Bu kadar iyi olmamalı bir albüm. Vurmamalı. Acıyı, aşkı, hayatı, insanları böylesine çıplak/direkt anlatmamalı. Anlatmamalı dediğimiz her şeyi “iyi ki anlatmış” diyoruz işin aslını konuşursak. “Neden kaçmak, nereye koşmak, duramamak ah içten” dizeleri, bir insanın kucağına öylece bırakılmamalı. Ağır. Nereye gittiğimizi bilmiyoruz çünkü. Neden, neyden kaçtığımızı da. Sürekli koşanın yeri, yurdu neresi ola ki! Bilmedikleri tedirgin eder insanı. Bilinemeyen huzursuzluk verir.  Adlandırılamayan da. Kimseyi tanıyamayız. Anlayamayız. Anlamlandıramayız. Ya da belki “bir insanı en iyi sevişirken tanırız.”

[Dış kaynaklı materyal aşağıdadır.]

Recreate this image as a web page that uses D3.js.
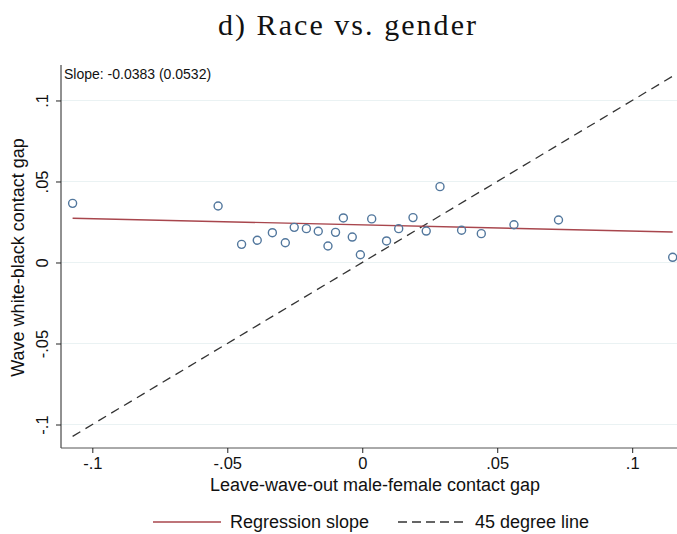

Baş döndürücü bir hız bu. Yavaşlamalı. Durmalı. Durup düşünmeli. Zaten Tezer de bunu söylüyor İkinci Cihan ile. “Biraz bekleme zamanı, içine dönüp birikenleri atmak zamanı.” İçeride ölüm var ama. Dışarıda ise hayat yok. Ne yapmalı o zaman? Bu soruları soran şarkıları sarmalamalı öncelikle. Gündelik hayattaki sürati kesintiye uğratmalı kesinlikle. Çünkü hız, düşünmeye fırsat bırakmayacak bir ağdır. O hızı kesmeli. Her anlamda. Tüketmenin, teknik gelişmenin, dikey hareketliliğin ve buna benzer her şeyin. Sonrası bir ihtimal özgürlük. “Özgürlük, kaderi yenebildiğimiz ölçüde vardır.” Kaderimizi yenemeyiz. Özgür olamayız; fakat özgür olmak için çabalayabiliriz.

“Hiç duymadığımız konuşmaları dinlemek.” Çamaşırları ipe asıp rüzgârda kurutmak. Kurutma makinası almaya direnmek. “Hiçbir mecburiyete mecbur olmamak.” Mandalları renk renk ayırmak. Tahta mandalları renkli plastiklerden daha çok sevmek. Çıplak ayakla dolaşmak. Halıya basmak. Beklemek. Yürümek. Çekilmek kenara. Gitmek. “Kendine varmak için gitmek.” Birsen Tezer dinlemek. Diz çöküp inanmak. İnandığını kabullen(eme)mek.